What is being asked ▸
All of the material should be reproduced exactly, with pictures left out.

*** Records to process

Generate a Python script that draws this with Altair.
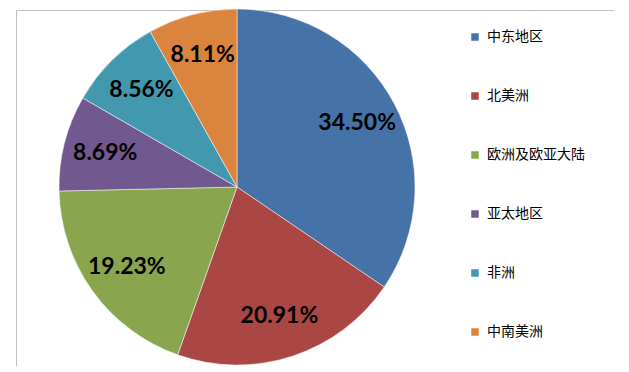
import altair as alt
import pandas as pd

regions = ["中东地区", "北美洲", "欧洲及欧亚大陆", "亚太地区", "非洲", "中南美洲"]
shares = [34.50, 20.91, 19.23, 8.69, 8.56, 8.11]
colors = ["#4572A7", "#AA4643", "#89A54E", "#71588F", "#4198AF", "#DB843D"]

df = pd.DataFrame({"region": regions, "share": shares, "order": list(range(len(regions)))})
df["label"] = [f"{v:.2f}%" for v in shares]

cx, cy = 221, 177

base = alt.Chart(df).encode(
    theta=alt.Theta("share:Q", stack=True),
    order=alt.Order("order:Q"),
)

arcs = base.mark_arc(outerRadius=178, stroke="white", strokeWidth=0.5).encode(
    x=alt.value(cx),
    y=alt.value(cy),
    color=alt.Color(
        "region:N",
        scale=alt.Scale(domain=regions, range=colors),
        sort=regions,
        legend=alt.Legend(
            title=None,
            orient="none",
            legendX=452,
            legendY=20,
            symbolType="square",
            symbolSize=56,
            symbolStrokeWidth=0,
            labelFont="Noto Sans CJK SC",
            labelFontSize=14,
            labelColor="#000000",
            rowPadding=45,
            labelOffset=5,
        ),
    ),
)

texts = base.mark_text(
    radius=136,
    font="Lato",
    fontSize=23,
    fontWeight="bold",
    color="#000000",
).encode(
    x=alt.value(cx),
    y=alt.value(cy),
    text="label:N",
)

chart = (
    alt.layer(arcs, texts)
    .properties(width=598, height=356, padding={"left": 8, "top": 0, "right": 0, "bottom": 0})
    .configure_view(stroke="#BFBFBF", strokeWidth=1)
)

chart.save("out.html", embed_options={"renderer": "svg", "actions": False})
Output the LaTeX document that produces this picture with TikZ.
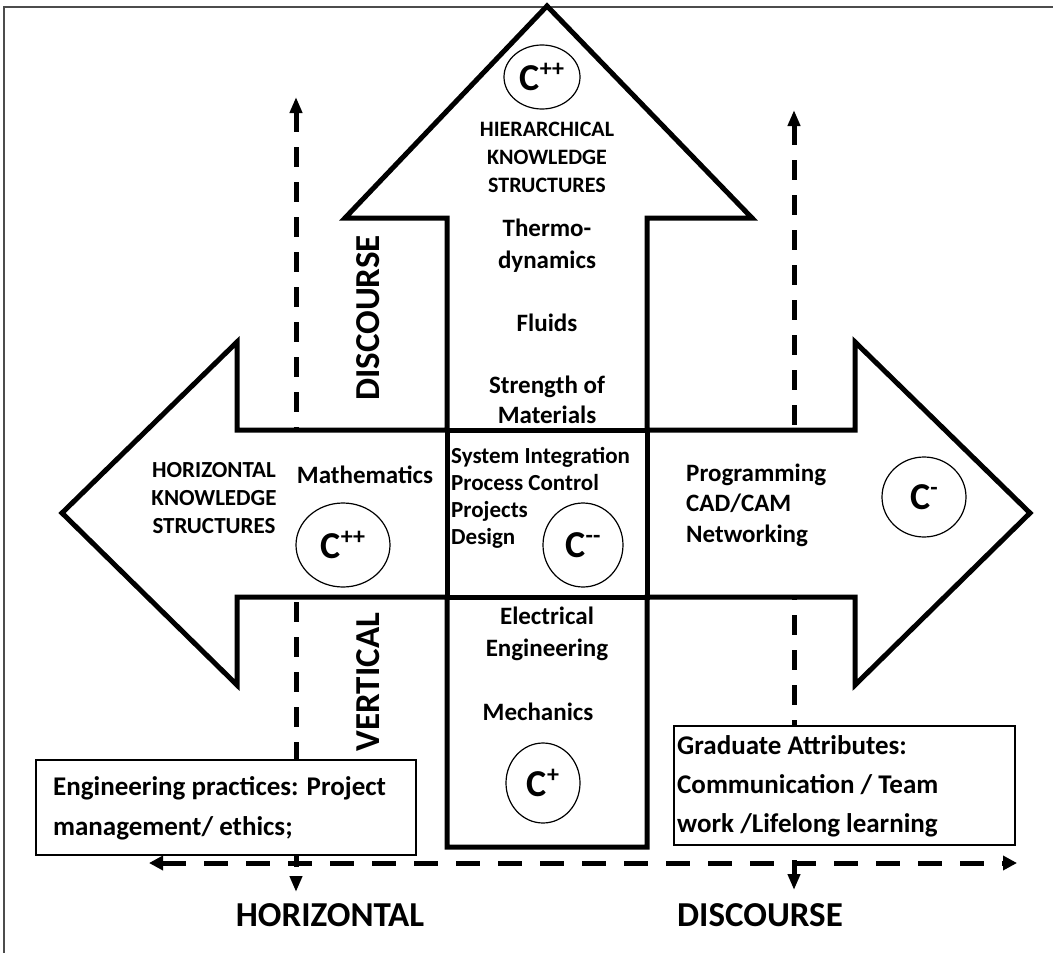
\documentclass[tikz,border=0pt]{standalone}
\usepackage{fontspec}
\setmainfont{Carlito}
\usetikzlibrary{shapes.geometric,arrows.meta}
\newcommand{\Cmark}[1]{{\fontsize{38}{38}\selectfont\bfseries C}\raisebox{14pt}{\fontsize{24}{24}\selectfont\bfseries #1}}
\newcommand{\fs}[2]{\fontsize{#1}{#2}\selectfont\bfseries}
\begin{document}
\begin{tikzpicture}[x=1pt,y=-1pt,
  body/.style={font=\fs{22}{28}, align=center, inner sep=0pt},
  lbody/.style={body, align=left, anchor=west},
  big/.style={font=\fs{35}{35}, inner sep=0pt},
  cbox/.style={draw, line width=1.3pt, fill=white},
  cell/.style={ellipse, draw, line width=1.2pt, inner sep=0pt},
  vdash/.style={line width=5pt, dash pattern=on 20pt off 15pt, {Triangle[length=16pt,width=12pt]}-{Triangle[length=16pt,width=12pt]}},
  hdash/.style={line width=5pt, dash pattern=on 24pt off 18pt, {Triangle[length=14pt,width=14pt]}-{Triangle[length=14pt,width=14pt]}},
  crossline/.style={line width=5pt, line join=miter}
]
\useasboundingbox (0,0) rectangle (1053,953);
% frame
\draw[line width=1.6pt, black!70] (4,953) -- (4,7) -- (1053,7);
% dashed guide arrows
\coordinate (lt) at (296,97);
\coordinate (lb) at (296,892);
\coordinate (rt) at (794,110);
\coordinate (rb) at (794,890);
\coordinate (hl) at (149,863);
\coordinate (hr) at (1017,863);
\draw[vdash] (lt) -- (lb);
\draw[vdash] (rt) -- (rb);
% cross of arrows
\draw[crossline, fill=white]
  (547,6) -- (752,218) -- (647,218) -- (647,430) -- (855,430) -- (855,342)
  -- (1030,513) -- (855,685) -- (855,597) -- (647,597) -- (647,847)
  -- (447,847) -- (447,597) -- (237,597) -- (237,685) -- (62,513)
  -- (237,342) -- (237,430) -- (447,430) -- (447,218) -- (345,218) -- cycle;
\draw[crossline] (447,430) rectangle (647,597);
% boxes
\draw[cbox] (36,760) rectangle (416,855);
\draw[cbox] (674,726) rectangle (1015,845);
\draw[hdash] (hl) -- (hr);
% ellipses
\node[cell, minimum width=76pt, minimum height=64pt] (ctop) at (542,77) {\Cmark{++}};
\node[cell, minimum width=94pt, minimum height=84pt] (cleft) at (343,545) {\Cmark{++}};
\node[cell, minimum width=80pt, minimum height=84pt] (cmid) at (583,545) {\Cmark{-{}-}};
\node[cell, minimum width=84pt, minimum height=80pt] (cright) at (924,497) {\Cmark{-}};
\node[cell, minimum width=74pt, minimum height=80pt] (cbot) at (543,783) {\Cmark{+}};
% texts in the upward arrow
\node[body] (hks) at (547,157) {HIERARCHICAL\\KNOWLEDGE\\STRUCTURES};
\node[body, font=\fs{25}{32}] (thermo) at (547,246) {Thermo-\\dynamics};
\node[body, font=\fs{25}{30}] (fluids) at (547,323) {Fluids};
\node[body, font=\fs{25}{30}] (strength) at (547,400) {Strength of\\Materials};
% left arm
\node[body, font=\fs{23}{28}] (horks) at (214,498) {HORIZONTAL\\KNOWLEDGE\\STRUCTURES};
\node[body, font=\fs{25}{28}] (math) at (365,475) {Mathematics};
% centre
\node[lbody, font=\fs{23}{27}] (centre) at (451,498) {System Integration\\Process Control\\Projects\\Design};
% right arm
\node[lbody, font=\fs{25}{30.5}] (rightlist) at (686,505) {Programming\\CAD/CAM\\Networking};
% downward part
\node[body, font=\fs{25}{32}] (elec) at (547,634) {Electrical\\Engineering};
\node[body, font=\fs{25}{30}] (mech) at (538,712) {Mechanics};
% rotated labels
\node[big, rotate=90] (disc1) at (368,318) {DISCOURSE};
\node[big, rotate=90] (vert) at (368,682) {VERTICAL};
% bottom labels
\node[big] (horiz) at (330,915) {HORIZONTAL};
\node[big] (disc2) at (760,915) {DISCOURSE};
% box texts
\node[lbody, font=\fs{27}{40}] (engp) at (53,808) {Engineering practices: Project\\management/ ethics;};
\node[lbody, font=\fs{27}{39}] (grad) at (677,786) {Graduate Attributes:\\Communication / Team\\work /Lifelong learning};
\end{tikzpicture}
\end{document}
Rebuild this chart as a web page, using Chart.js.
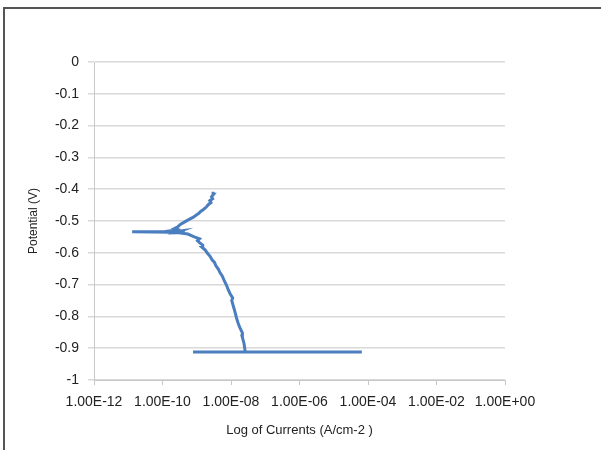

******

Response ▸
Generate a Python script that draws this with Altair.
import altair as alt
import pandas as pd

regions = ["中东地区", "北美洲", "欧洲及欧亚大陆", "亚太地区", "非洲", "中南美洲"]
shares = [34.50, 20.91, 19.23, 8.69, 8.56, 8.11]
colors = ["#4572A7", "#AA4643", "#89A54E", "#71588F", "#4198AF", "#DB843D"]

df = pd.DataFrame({"region": regions, "share": shares, "order": list(range(len(regions)))})
df["label"] = [f"{v:.2f}%" for v in shares]

cx, cy = 221, 177

base = alt.Chart(df).encode(
    theta=alt.Theta("share:Q", stack=True),
    order=alt.Order("order:Q"),
)

arcs = base.mark_arc(outerRadius=178, stroke="white", strokeWidth=0.5).encode(
    x=alt.value(cx),
    y=alt.value(cy),
    color=alt.Color(
        "region:N",
        scale=alt.Scale(domain=regions, range=colors),
        sort=regions,
        legend=alt.Legend(
            title=None,
            orient="none",
            legendX=452,
            legendY=20,
            symbolType="square",
            symbolSize=56,
            symbolStrokeWidth=0,
            labelFont="Noto Sans CJK SC",
            labelFontSize=14,
            labelColor="#000000",
            rowPadding=45,
            labelOffset=5,
        ),
    ),
)

texts = base.mark_text(
    radius=136,
    font="Lato",
    fontSize=23,
    fontWeight="bold",
    color="#000000",
).encode(
    x=alt.value(cx),
    y=alt.value(cy),
    text="label:N",
)

chart = (
    alt.layer(arcs, texts)
    .properties(width=598, height=356, padding={"left": 8, "top": 0, "right": 0, "bottom": 0})
    .configure_view(stroke="#BFBFBF", strokeWidth=1)
)

chart.save("out.html", embed_options={"renderer": "svg", "actions": False})
Output the LaTeX document that produces this picture with TikZ.
\documentclass[tikz,border=0pt]{standalone}
\usepackage{fontspec}
\setmainfont{Carlito}
\usetikzlibrary{shapes.geometric,arrows.meta}
\newcommand{\Cmark}[1]{{\fontsize{38}{38}\selectfont\bfseries C}\raisebox{14pt}{\fontsize{24}{24}\selectfont\bfseries #1}}
\newcommand{\fs}[2]{\fontsize{#1}{#2}\selectfont\bfseries}
\begin{document}
\begin{tikzpicture}[x=1pt,y=-1pt,
  body/.style={font=\fs{22}{28}, align=center, inner sep=0pt},
  lbody/.style={body, align=left, anchor=west},
  big/.style={font=\fs{35}{35}, inner sep=0pt},
  cbox/.style={draw, line width=1.3pt, fill=white},
  cell/.style={ellipse, draw, line width=1.2pt, inner sep=0pt},
  vdash/.style={line width=5pt, dash pattern=on 20pt off 15pt, {Triangle[length=16pt,width=12pt]}-{Triangle[length=16pt,width=12pt]}},
  hdash/.style={line width=5pt, dash pattern=on 24pt off 18pt, {Triangle[length=14pt,width=14pt]}-{Triangle[length=14pt,width=14pt]}},
  crossline/.style={line width=5pt, line join=miter}
]
\useasboundingbox (0,0) rectangle (1053,953);
% frame
\draw[line width=1.6pt, black!70] (4,953) -- (4,7) -- (1053,7);
% dashed guide arrows
\coordinate (lt) at (296,97);
\coordinate (lb) at (296,892);
\coordinate (rt) at (794,110);
\coordinate (rb) at (794,890);
\coordinate (hl) at (149,863);
\coordinate (hr) at (1017,863);
\draw[vdash] (lt) -- (lb);
\draw[vdash] (rt) -- (rb);
% cross of arrows
\draw[crossline, fill=white]
  (547,6) -- (752,218) -- (647,218) -- (647,430) -- (855,430) -- (855,342)
  -- (1030,513) -- (855,685) -- (855,597) -- (647,597) -- (647,847)
  -- (447,847) -- (447,597) -- (237,597) -- (237,685) -- (62,513)
  -- (237,342) -- (237,430) -- (447,430) -- (447,218) -- (345,218) -- cycle;
\draw[crossline] (447,430) rectangle (647,597);
% boxes
\draw[cbox] (36,760) rectangle (416,855);
\draw[cbox] (674,726) rectangle (1015,845);
\draw[hdash] (hl) -- (hr);
% ellipses
\node[cell, minimum width=76pt, minimum height=64pt] (ctop) at (542,77) {\Cmark{++}};
\node[cell, minimum width=94pt, minimum height=84pt] (cleft) at (343,545) {\Cmark{++}};
\node[cell, minimum width=80pt, minimum height=84pt] (cmid) at (583,545) {\Cmark{-{}-}};
\node[cell, minimum width=84pt, minimum height=80pt] (cright) at (924,497) {\Cmark{-}};
\node[cell, minimum width=74pt, minimum height=80pt] (cbot) at (543,783) {\Cmark{+}};
% texts in the upward arrow
\node[body] (hks) at (547,157) {HIERARCHICAL\\KNOWLEDGE\\STRUCTURES};
\node[body, font=\fs{25}{32}] (thermo) at (547,246) {Thermo-\\dynamics};
\node[body, font=\fs{25}{30}] (fluids) at (547,323) {Fluids};
\node[body, font=\fs{25}{30}] (strength) at (547,400) {Strength of\\Materials};
% left arm
\node[body, font=\fs{23}{28}] (horks) at (214,498) {HORIZONTAL\\KNOWLEDGE\\STRUCTURES};
\node[body, font=\fs{25}{28}] (math) at (365,475) {Mathematics};
% centre
\node[lbody, font=\fs{23}{27}] (centre) at (451,498) {System Integration\\Process Control\\Projects\\Design};
% right arm
\node[lbody, font=\fs{25}{30.5}] (rightlist) at (686,505) {Programming\\CAD/CAM\\Networking};
% downward part
\node[body, font=\fs{25}{32}] (elec) at (547,634) {Electrical\\Engineering};
\node[body, font=\fs{25}{30}] (mech) at (538,712) {Mechanics};
% rotated labels
\node[big, rotate=90] (disc1) at (368,318) {DISCOURSE};
\node[big, rotate=90] (vert) at (368,682) {VERTICAL};
% bottom labels
\node[big] (horiz) at (330,915) {HORIZONTAL};
\node[big] (disc2) at (760,915) {DISCOURSE};
% box texts
\node[lbody, font=\fs{27}{40}] (engp) at (53,808) {Engineering practices: Project\\management/ ethics;};
\node[lbody, font=\fs{27}{39}] (grad) at (677,786) {Graduate Attributes:\\Communication / Team\\work /Lifelong learning};
\end{tikzpicture}
\end{document}
Rebuild this chart as a web page, using Chart.js.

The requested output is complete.